By Sunghyun Bae
In May 2025, the U.K. government announced the Immigration White Paper(“Restoring Control over the Immigration System”), covering perceived issues of the current system and proposed solutions. The stated purpose of the government is to reduce overall immigration to the United Kingdom, including foreign students.
Among the changes were a revision to the international student policy, imposing a new 6% levy on international student tuition fees with the stated aim to funnel funds back into the UK’s higher education and skills sector. In addition, the government plans on tightening regulations on schools that sponsor international students. Sponsors must meet the BCA(Basic Compliance Assessment) thresholds; a visa refusal rate of less than 10%, a course enrollment rate of at least 90% and a course completion rate of at least 90%. Finally, the UK Government plans on reducing the stay period of graduates to 18 months from the original two years.
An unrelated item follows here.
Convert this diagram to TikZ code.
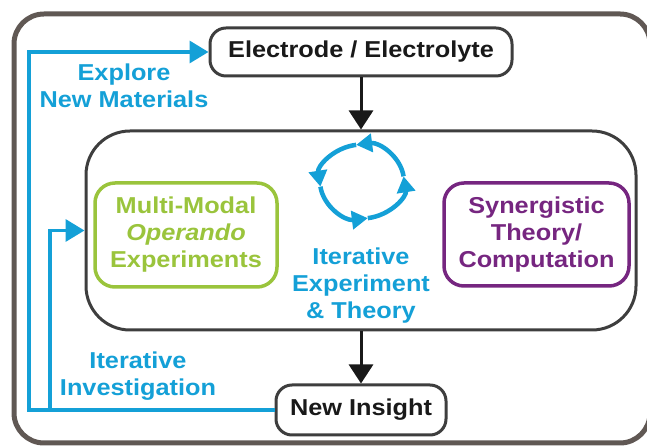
\documentclass[tikz,border=0pt]{standalone}
\usepackage{fontspec}
\setmainfont{Liberation Sans}[FakeStretch=1.1]
\usetikzlibrary{arrows.meta,positioning,calc}
\definecolor{loopblue}{RGB}{20,160,215}
\definecolor{modalgreen}{RGB}{154,196,60}
\definecolor{theorypurple}{RGB}{118,38,128}
\definecolor{boxgray}{RGB}{62,62,62}
\definecolor{framegray}{RGB}{96,88,84}
\tikzset{%
  font=\bfseries\fontsize{23}{27}\selectfont,
  frame/.style={draw=framegray,line width=5pt,rounded corners=30pt},
  box/.style={draw=boxgray,line width=3pt,rounded corners=16pt,text=black!90,align=center},
  inbox/.style={box,line width=3.5pt,rounded corners=20pt},
  bluelabel/.style={text=loopblue,align=center},
  down/.style={draw=black!90,line width=3pt,-{Triangle[length=19pt,width=24pt]}},
  flow/.style={draw=loopblue,line width=3.5pt,-{Triangle[length=19pt,width=22pt]}},
  cyc/.style={draw=loopblue,line width=4.5pt,-{Triangle[length=16pt,width=18pt]}}
}
\begin{document}
\begin{tikzpicture}[x=1pt,y=1pt]
\useasboundingbox (0,0) rectangle (647,446);
\draw[frame] (14,3) rectangle (650,432);
% main chain
\node[box,minimum width=302,minimum height=48] (electrode) at (361,394) {Electrode / Electrolyte};
\node[box,rounded corners=44pt,minimum width=550,minimum height=199] (hub) at (361,215.5) {};
\node[box,minimum width=170,minimum height=50] (insight) at (361,36) {New Insight};
\node[inbox,draw=modalgreen,text=modalgreen,minimum width=182,minimum height=104] (modal) at (186,211)
  {Multi-Modal\\\textit{Operando}\\Experiments};
\node[inbox,draw=theorypurple,text=theorypurple,minimum width=185,minimum height=103] (theory) at (536.5,211.5)
  {Synergistic\\Theory/\\Computation};
\node[bluelabel] (iterate) at (361,160) {Iterative\\Experiment\\\& Theory};
% cycle
\coordinate (loop) at (362,264.5);
\foreach \a in {8,98,188,278}
  \draw[cyc] (loop) ++(\a:42 and 37) arc[start angle=\a,delta angle=90,x radius=42,y radius=37];
\draw[down] (electrode) -- (hub);
\draw[down] (hub) -- (insight);
% feedback paths
\node[bluelabel] (explore) at (124,360) {Explore\\New Materials};
\node[bluelabel] (investigate) at (138,70) {Iterative\\Investigation};
\coordinate (outer) at (29,200);
\coordinate (inner) at (50,200);
\draw[flow] (insight.west) -| (outer) |- (electrode.west);
\draw[flow] (insight.west -| inner) |- (hub.west);
\end{tikzpicture}
\end{document}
The UK government reasoning for such changes is to reduce international student numbers mainly because rapid growth in study visas (especially master’s courses and dependents) has contributed significantly to net migration, and many Graduate route visa holders are working in lower-skilled jobs than intended, meaning their economic contribution is lower than expected.
The Higher Education Policy Institute says the U.K. government’s proposed 6% levy on international student tuition fees could significantly affect university finances. In a June 30, 2025, commentary, University of Manchester President and Vice-Chancellor Duncan Ivison wrote that while the Labour government aims to use universities to support economic growth through research, innovation and skills development, the levy would reduce revenue that helps offset longstanding funding gaps in teaching and research. At Manchester, the policy could remove about £43 million a year by 2029–30, he said, limiting the university’s ability to invest in academic programs, research and regional development.
An Aug. 8, 2025, HEPI analysis estimated the levy would cost English universities a combined £621 million annually. The institutions projected to face the largest losses include University College London at £42 million, Manchester at £27 million and King’s College London at £22 million. The analysis noted the sector currently generates £10.3 billion a year from international student fees. HEPI said the levy could force universities to cut spending on teaching and research or increase costs for students, which might reduce the United Kingdom’s competitiveness in attracting international applicants.
The group also said it is unclear whether revenue from the levy would be returned to higher education. Combined with other policy changes, such as shorter post-study work rights and stricter compliance rules, the measure could contribute to financial pressures and affect international enrollment.
It is yet to be seen whether the U.K. government will follow through with these plans.